Work instructions:
All of the listing below must be repeated word for word. Pictures are the only thing to omit.
— Begin Data lines —
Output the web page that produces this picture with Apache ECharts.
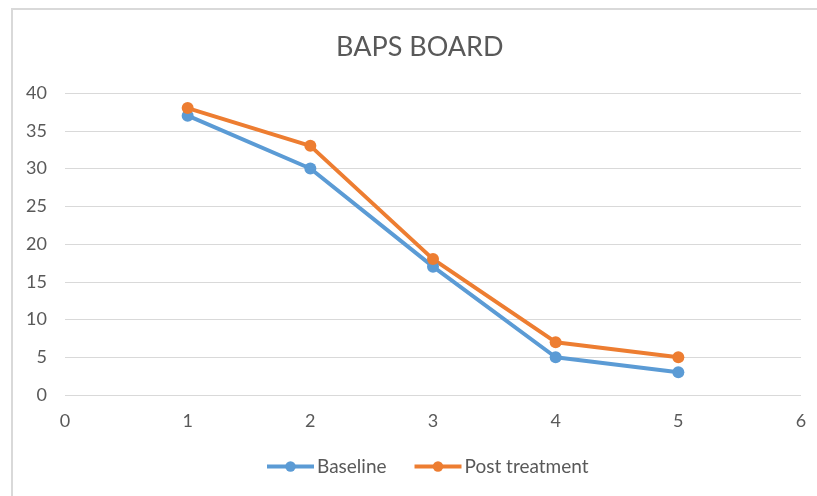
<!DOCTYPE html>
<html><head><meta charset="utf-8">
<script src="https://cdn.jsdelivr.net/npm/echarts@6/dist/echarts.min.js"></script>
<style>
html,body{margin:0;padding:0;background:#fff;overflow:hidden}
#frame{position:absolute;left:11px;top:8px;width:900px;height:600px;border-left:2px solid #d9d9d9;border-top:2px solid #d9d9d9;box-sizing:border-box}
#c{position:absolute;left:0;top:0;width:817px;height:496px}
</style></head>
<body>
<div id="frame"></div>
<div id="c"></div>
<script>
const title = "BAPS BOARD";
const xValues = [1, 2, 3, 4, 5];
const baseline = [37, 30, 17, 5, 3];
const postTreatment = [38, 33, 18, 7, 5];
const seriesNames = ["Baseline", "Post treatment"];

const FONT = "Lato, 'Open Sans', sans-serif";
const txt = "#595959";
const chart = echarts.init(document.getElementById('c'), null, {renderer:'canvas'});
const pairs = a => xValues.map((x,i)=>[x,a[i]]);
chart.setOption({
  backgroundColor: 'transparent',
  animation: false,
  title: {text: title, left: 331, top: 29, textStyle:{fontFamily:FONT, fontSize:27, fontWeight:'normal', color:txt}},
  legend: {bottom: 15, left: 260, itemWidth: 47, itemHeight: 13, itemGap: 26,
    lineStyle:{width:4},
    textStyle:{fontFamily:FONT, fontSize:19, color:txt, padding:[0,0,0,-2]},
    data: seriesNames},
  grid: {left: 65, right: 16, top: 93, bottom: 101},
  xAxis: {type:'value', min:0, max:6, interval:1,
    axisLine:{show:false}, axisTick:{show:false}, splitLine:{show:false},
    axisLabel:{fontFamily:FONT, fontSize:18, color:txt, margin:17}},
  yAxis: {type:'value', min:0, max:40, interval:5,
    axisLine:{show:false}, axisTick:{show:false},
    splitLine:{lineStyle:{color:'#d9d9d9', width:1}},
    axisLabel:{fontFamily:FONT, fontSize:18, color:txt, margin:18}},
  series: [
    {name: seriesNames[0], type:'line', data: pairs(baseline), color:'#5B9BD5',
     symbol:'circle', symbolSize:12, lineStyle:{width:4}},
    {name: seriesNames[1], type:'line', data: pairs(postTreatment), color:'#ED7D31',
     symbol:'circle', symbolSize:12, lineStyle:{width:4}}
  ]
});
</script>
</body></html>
— End Data lines —
Result below:
Output the web page that produces this picture with Apache ECharts.
<!DOCTYPE html>
<html><head><meta charset="utf-8">
<script src="https://cdn.jsdelivr.net/npm/echarts@6/dist/echarts.min.js"></script>
<style>
html,body{margin:0;padding:0;background:#fff;overflow:hidden}
#frame{position:absolute;left:11px;top:8px;width:900px;height:600px;border-left:2px solid #d9d9d9;border-top:2px solid #d9d9d9;box-sizing:border-box}
#c{position:absolute;left:0;top:0;width:817px;height:496px}
</style></head>
<body>
<div id="frame"></div>
<div id="c"></div>
<script>
const title = "BAPS BOARD";
const xValues = [1, 2, 3, 4, 5];
const baseline = [37, 30, 17, 5, 3];
const postTreatment = [38, 33, 18, 7, 5];
const seriesNames = ["Baseline", "Post treatment"];

const FONT = "Lato, 'Open Sans', sans-serif";
const txt = "#595959";
const chart = echarts.init(document.getElementById('c'), null, {renderer:'canvas'});
const pairs = a => xValues.map((x,i)=>[x,a[i]]);
chart.setOption({
  backgroundColor: 'transparent',
  animation: false,
  title: {text: title, left: 331, top: 29, textStyle:{fontFamily:FONT, fontSize:27, fontWeight:'normal', color:txt}},
  legend: {bottom: 15, left: 260, itemWidth: 47, itemHeight: 13, itemGap: 26,
    lineStyle:{width:4},
    textStyle:{fontFamily:FONT, fontSize:19, color:txt, padding:[0,0,0,-2]},
    data: seriesNames},
  grid: {left: 65, right: 16, top: 93, bottom: 101},
  xAxis: {type:'value', min:0, max:6, interval:1,
    axisLine:{show:false}, axisTick:{show:false}, splitLine:{show:false},
    axisLabel:{fontFamily:FONT, fontSize:18, color:txt, margin:17}},
  yAxis: {type:'value', min:0, max:40, interval:5,
    axisLine:{show:false}, axisTick:{show:false},
    splitLine:{lineStyle:{color:'#d9d9d9', width:1}},
    axisLabel:{fontFamily:FONT, fontSize:18, color:txt, margin:18}},
  series: [
    {name: seriesNames[0], type:'line', data: pairs(baseline), color:'#5B9BD5',
     symbol:'circle', symbolSize:12, lineStyle:{width:4}},
    {name: seriesNames[1], type:'line', data: pairs(postTreatment), color:'#ED7D31',
     symbol:'circle', symbolSize:12, lineStyle:{width:4}}
  ]
});
</script>
</body></html>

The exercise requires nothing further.